I am the captain and I would try to hear some other side of the story before you join sides and attempt to ridicule someone else. I am on the water every day and I see lots of shore fisherman as I have done this my whole life I show them great respect and have never had any problem with them. I am just trying to fish like they are and this is actually my living as well. I saw them fishing that night and just like always I saw the lines and rode out beyond them. I have a slick bottom fan boat with nothing in the water so there is nothing to get hung up on. The fisherman were swimming after me yelling profanities at me and my clients before and after I passed their lines. After I passed the lines I even checked to make sure there was nothing hung on my slick bottom. There was no line in the air because it didnt hit us or the person in the tower. I did not snag the line. I would never do this on purpose anyway and not sure why anyone would but this was not possible and did not happen. He probably pulled his rod down or whatever when he was swimming out there. I told him "there is nothing in the water" because there was nothing in the water to snag him.
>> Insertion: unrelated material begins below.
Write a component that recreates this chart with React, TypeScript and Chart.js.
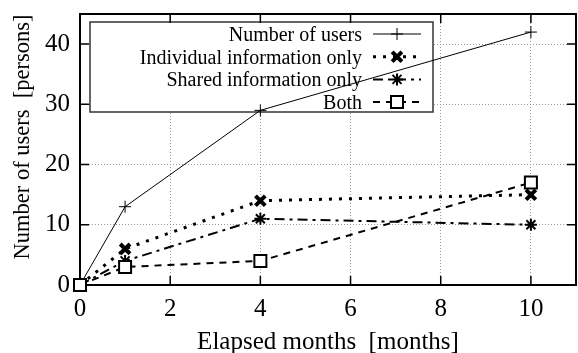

They threw rocks and beer bottles (some of which could have caused serious or fatal injuries) and attempted to board us. This is very illegal and wanted to call the law myself and still will. I went close to the people because they were swimming after me and I wanted nothing but to keep fishing and avoid this nonsense. Crabs are legal to shoot in AL but not FL. All wing hit rays are released and we see them all the time. Would you rather me kill them? There is not much to shoot besides this stuff so is this such a shocker? All rays that will die are either consumed by the clients or fed to swine at my pig farm. I have no reason to kill the rays that is what we shoot the most of and the more the better. I just can't believe so many of you are taking sides with a violent, irrational, false accuser when I am just trying to make an honest living. I am sorry the clients don't smoke every flounder I point at. I get hounded every day by PETA and people pissed about fishing at night and I would not expect this from a fishing forum.


----------



## Gator McKlusky (Oct 8, 2013)

Settling in here...


----------



## Cory S. (Jun 26, 2015)

Lol, I thought the same thing Gator.


----------



## ChileRelleno (Jul 7, 2012)

There are always two sides to every story.
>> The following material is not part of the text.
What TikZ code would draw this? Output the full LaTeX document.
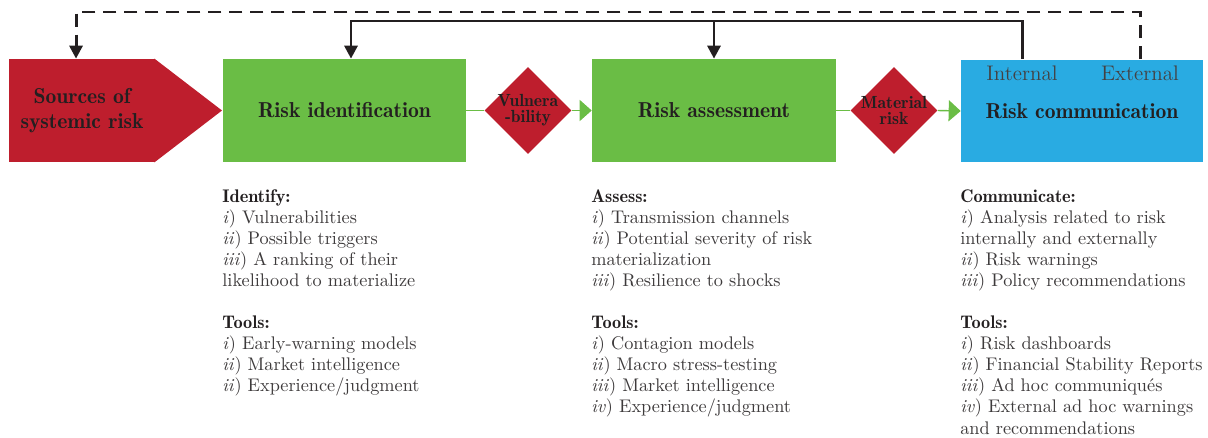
\documentclass[tikz,border=0pt]{standalone}
\usepackage{amsmath,amssymb}
\usepackage{tikz}
\usetikzlibrary{arrows.meta,shapes.geometric}

\definecolor{riskred}{HTML}{BE1E2D}
\definecolor{riskgreen}{HTML}{6ABD45}
\definecolor{riskblue}{HTML}{29ABE2}
\definecolor{ink}{HTML}{231F20}

\newcommand\infohead[1]{{\fontseries{b}\selectfont\color{ink}#1}}

\tikzset{
  stage/.style={rectangle, minimum width=4.86cm, minimum height=2.06cm, inner sep=0pt,
    text=ink, align=center, font=\fontsize{12.3}{14}\fontseries{b}\selectfont},
  gate/.style={diamond, aspect=1, fill=riskred, minimum width=1.74cm, minimum height=1.74cm,
    inner sep=-1.5pt, text=ink, align=center, font=\fontsize{10}{9}\fontseries{b}\selectfont},
  flow/.style={riskgreen, line width=0.8pt},
  feedback/.style={ink, line width=1.7pt, -{Triangle[length=0.26cm,width=0.26cm]}},
  tag/.style={inner sep=0pt, text=ink!85, font=\fontsize{12}{14}\selectfont},
  info/.style={anchor=north west, inner sep=0pt, align=left, text=ink!88,
    font=\fontsize{10.4}{12}\selectfont},
}

\begin{document}
\begin{tikzpicture}[x=0.02cm, y=-0.02cm]
\useasboundingbox (0,0) rectangle (1208,437);

\node[stage, fill=riskred, minimum width=2.92cm] (sources) at (82,110.5) {Sources of\\systemic risk};
\fill[riskred] ([xshift=-0.5pt]sources.north east) -- (222,110.5) -- ([xshift=-0.5pt]sources.south east) -- cycle;
\node[stage, fill=riskgreen] (ident) at (344.5,110.5) {Risk identification};
\node[gate] (vuln) at (528,110.5) {Vulnera\\-bility};
\node[stage, fill=riskgreen, minimum width=4.88cm] (assess) at (714,110.5) {Risk assessment};
\node[gate] (material) at (894,110.5) {Material\\risk};
\node[stage, fill=riskblue, minimum width=4.84cm] (comm) at (1082,111) {Risk communication};
\node[tag] (internal) at (1022,73) {Internal};
\node[tag] (external) at (1140,73) {External};

\draw[flow] (ident.east) -- (vuln.west);
\draw[flow, -{Triangle[length=0.24cm,width=0.42cm]}] (vuln.east) -- (assess.west);
\draw[flow] (assess.east) -- (material.west);
\draw[flow, -{Triangle[length=0.24cm,width=0.42cm]}] (material.east) -- (comm.west);

\coordinate (solidlevel) at (0,21);
\coordinate (dashlevel) at (0,12);
\draw[feedback] (internal |- comm.north) -- (internal |- solidlevel) -| ([xshift=3.7pt]ident.north);
\draw[feedback] (assess.north |- solidlevel) -- (assess.north);
\draw[feedback, dash pattern=on 0.26cm off 0.16cm] (external |- comm.north) -- (external |- dashlevel) -| ([xshift=-3.4pt]sources.north);

\node[info] (identinfo) at (222,189) {\infohead{Identify:}\\
  \emph{i}) Vulnerabilities\\
  \emph{ii}) Possible triggers\\
  \emph{iii}) A ranking of their\\
  likelihood to materialize\\[12pt]
  \infohead{Tools:}\\
  \emph{i}) Early-warning models\\
  \emph{ii}) Market intelligence\\
  \emph{ii}) Experience/judgment};
\node[info] (assessinfo) at (591,189) {\infohead{Assess:}\\
  \emph{i}) Transmission channels\\
  \emph{ii}) Potential severity of risk\\
  materialization\\
  \emph{iii}) Resilience to shocks\\[12pt]
  \infohead{Tools:}\\
  \emph{i}) Contagion models\\
  \emph{ii}) Macro stress-testing\\
  \emph{iii}) Market intelligence\\
  \emph{iv}) Experience/judgment};
\node[info] (comminfo) at (960,189) {\infohead{Communicate:}\\
  \emph{i}) Analysis related to risk\\
  internally and externally\\
  \emph{ii}) Risk warnings\\
  \emph{iii}) Policy recommendations\\[12pt]
  \infohead{Tools:}\\
  \emph{i}) Risk dashboards\\
  \emph{ii}) Financial Stability Reports\\
  \emph{iii}) Ad hoc communiqués\\
  \emph{iv}) External ad hoc warnings\\
  and recommendations};
\end{tikzpicture}
\end{document}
So far I don't know which to believe, not enough info and nothing here can be proven factual.

I am glad that my posting to FB brought the other side of the story out.


----------



## MrFish (Aug 21, 2009)

I'm curious about the 50w that was ruined from being dunked. If that wasn't it, then how was it ruined? Just curious.


----------



## Sdye (Jul 13, 2015)

I concur that both sides of the story should be shared but it doesn't seem to add up


----------



## froggy (Feb 7, 2014)

glad you came aboard mr fish kabob. had the original story said it was an airboat the reaction would have been different id bet. 
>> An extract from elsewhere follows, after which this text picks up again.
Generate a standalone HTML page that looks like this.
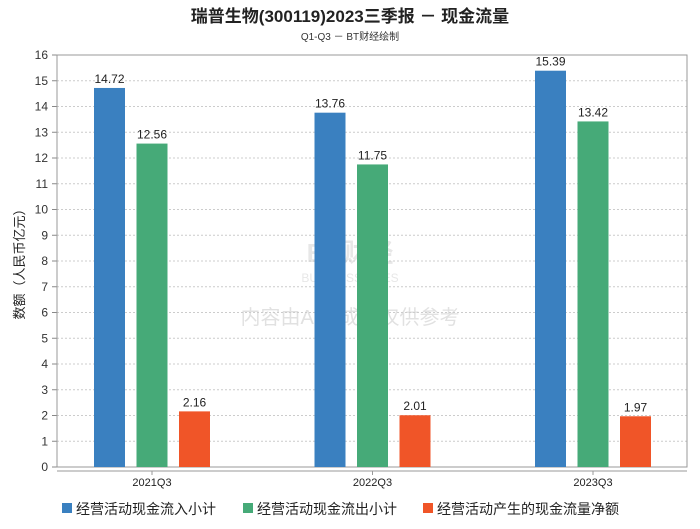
<!DOCTYPE html>
<html><head><meta charset="utf-8"><style>
body{margin:0;background:#fff;font-family:"Liberation Sans","Noto Sans CJK SC",sans-serif}
svg text{font-family:"Liberation Sans","Noto Sans CJK SC",sans-serif}
</style></head><body>
<svg id="c" width="700" height="524">
<text x="350" y="22" text-anchor="middle" font-size="17" font-weight="bold" fill="#222">瑞普生物(300119)2023三季报 － 现金流量</text>
<text x="350" y="40" text-anchor="middle" font-size="10" fill="#333">Q1-Q3 － BT财经绘制</text>
<g opacity="0.35">
<text x="350" y="262" text-anchor="middle" font-size="26" font-weight="bold" fill="#bbb" font-family="Liberation Serif">BT财经</text>
<text x="350" y="282" text-anchor="middle" font-size="12" fill="#bbb">BUSINESSTIMES</text>
<text x="350" y="324" text-anchor="middle" font-size="20" fill="#aaa">内容由AI生成，仅供参考</text>
</g>
<text transform="translate(24,261) rotate(-90)" text-anchor="middle" font-size="13" fill="#222">数额（人民币亿元）</text>
<g id="grid"></g><g id="bars"></g>
<g font-size="14" fill="#222">
<rect x="62" y="503" width="10" height="10" fill="#3a80c0"/>
<text x="76" y="514">经营活动现金流入小计</text>
<rect x="243" y="503" width="10" height="10" fill="#46aa78"/>
<text x="257" y="514">经营活动现金流出小计</text>
<rect x="423" y="503" width="10" height="10" fill="#f05528"/>
<text x="437" y="514">经营活动产生的现金流量净额</text>
</g>
</svg>
<script>
const categories=["2021Q3","2022Q3","2023Q3"];
const inflow=[14.72,13.76,15.39];
const outflow=[12.56,11.75,13.42];
const net=[2.16,2.01,1.97];
const yTicks=[0,1,2,3,4,5,6,7,8,9,10,11,12,13,14,15,16];
const NS="http://www.w3.org/2000/svg";
const L=57,R=687,T=55,B=467;
const y=v=>B-(v/16)*(B-T);
const xc=i=>152+i*220.5;
function mk(tag,attrs,parent){const e=document.createElementNS(NS,tag);for(const k in attrs)e.setAttribute(k,attrs[k]);parent.appendChild(e);return e;}
const g=document.getElementById('grid'),b=document.getElementById('bars');
yTicks.forEach(t=>{
 const ln=mk('line',{x1:L,x2:R,y1:y(t),y2:y(t),stroke:'#ccc','stroke-dasharray':'2,2'},g);
 
 
 const tk=mk('line',{x1:L-5,x2:L,y1:y(t),y2:y(t),stroke:'#888'},g);
 
 
 const tx=mk('text',{x:L-9,y:y(t)+4,'text-anchor':'end','font-size':12,fill:'#333'},g);
 tx.textContent=t;
 
 
});
const fr=mk('rect',{x:L,y:T,width:R-L,height:B-T,fill:'none',stroke:'#999'},g);


const xa=mk('line',{x1:L,x2:R,y1:B+4,y2:B+4,stroke:'#999'},g);


const series=[[inflow,'#3a80c0',-42.5],[outflow,'#46aa78',0],[net,'#f05528',42.5]];
categories.forEach((c,i)=>{
 const tx=mk('text',{x:xc(i),y:486,'text-anchor':'middle','font-size':11,fill:'#222'},g);
 tx.textContent=c;
 
 
 const tk=mk('line',{x1:xc(i),x2:xc(i),y1:B+4,y2:B+8,stroke:'#999'},g);
 
 
 series.forEach(([arr,col,off])=>{
  const v=arr[i];
  const r=mk('rect',{x:xc(i)+off-15.5,y:y(v),width:31,height:B-y(v),fill:col},b);
  
  
  const lb=mk('text',{x:xc(i)+off,y:y(v)-5,'text-anchor':'middle','font-size':12,fill:'#222'},b);
  lb.textContent=v.toFixed(2);
  
  
 });
});
</script>
</body></html>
in order to properly confirm your version i will need to go fling a few just to make sure the bottom is not rigged to catch poor shore fishers strings..lol

did the rules change recently concerning bow fishing or maybe im a bit slow? when i read up on it i was under the impression i could not use any "firearm" to gather fish. maybe firearm is the wrong word but since there is a projectile? i dont wanna get in trouble and the people round here WILL call someone. from the beach or my lil boat in bama can i just float around like nugent and terrorize father time and the fogies legally? please say the answer is yes


----------



## ChileRelleno (Jul 7, 2012)

Bowfishing is legal, legal species, size/creel limits, times and locations vary from state to state.


----------



## capt'n slim (Feb 8, 2008)

Well we got two conflicting stories here, one person states a 50w was drug into the water, another states thats impossible. Where did that popcorn go?


----------



## jasoncooperpcola (Jan 2, 2008)

To help reach a decision, here is a tortilla on a record player.

http://youtu.be/U1SiveWVIIo

Sent from Coop's S5 on Tapacrapatalk


----------



## Sdye (Jul 13, 2015)

So I'm assuming fishkabob took off their outboards? Because on their Facebook, both fan boats have outboards........fishy fishy


----------



## 192 (Oct 1, 2007)

As my Grandma used to say.....That operation is just another tourist trap.


----------



## flounderslayerman (Jun 3, 2011)

Sdye said:


> So I'm assuming fishkabob took off their outboards? Because on their Facebook, both fan boats have outboards........fishy fishy


I was thinking the same thing.


----------



## Yakavelli (Mar 17, 2010)

Fish-Kabob-Bowfishing said:


> All wing hit rays are released and we see them all the time. Would you rather me kill them?


So cutting their tails off for trophies is your idea of releasing stingrays unharmed? Now, I'm not a Peta member. I have no problems killing fish. I'm a fisherman. From looking at your photos on Facebook, you and your customers aren't right in the head. Many of those pics have 20-30 stingray tails laid out on the deck. Do they actually take all these tails home and hang em on their wall or sompin? Not likely...seems like a hell of a waste of life to me. Should be illegal as hell.


----------



## Fish-Kabob-Bowfishing (May 25, 2012)

Yes I have out boards on all of my boats, and guess what, they have jack plates and trim why would I let my motor hang down so I would not be able to go more more shallow water? I am really done with all of this and the police report I filed with the Orange Beach Police will hopefully keep him and the rest of you off me. Also, "that fish hook of yours hurts their mouth and disrupts their natural lifestyle" like the PETA members used to say to me when I did nothing but rod and reel charters. Why is releasing fish so wrong? You really think they cant survive without a stinger? I guess flounder are going to go extinct then. Should I take your mounted fish off of your wall? Should that be illegal? Should I have the power to tell you what fish to harvest, keep, release? No, it is up to fish and game and in all honesty I see these rays more than I see my own family. I still see rays I shot 6 years ago when I started. I have been stung over 100 times and almost died this year from vibrio from a stinger and I do not want anyone to have to go through that. I am sure you all will still always have something to bitch about because thats what forums are for (negativity) but can you just let this thread die so I don't have to take 30 min out of my 4 hrs of sleep to read and comment on this BS. I mean really, opinions are opinions. I graduated with a degree in Wildlife Conservation Management, I know what I am talking about and I don't blame you if you don't. Just don't bother me and as long as what you are doing is legal I will not bother you. If anyone has a problem with what I do please, please give me a call in September and I will be happy to sort it out. Or you can just keep being a drama queen on a computer.


----------



## Yakavelli (Mar 17, 2010)

Ever think of making a business out of shark finning? Could be lucrative...and hey, you can let the sharks go after you cut their fins off.


----------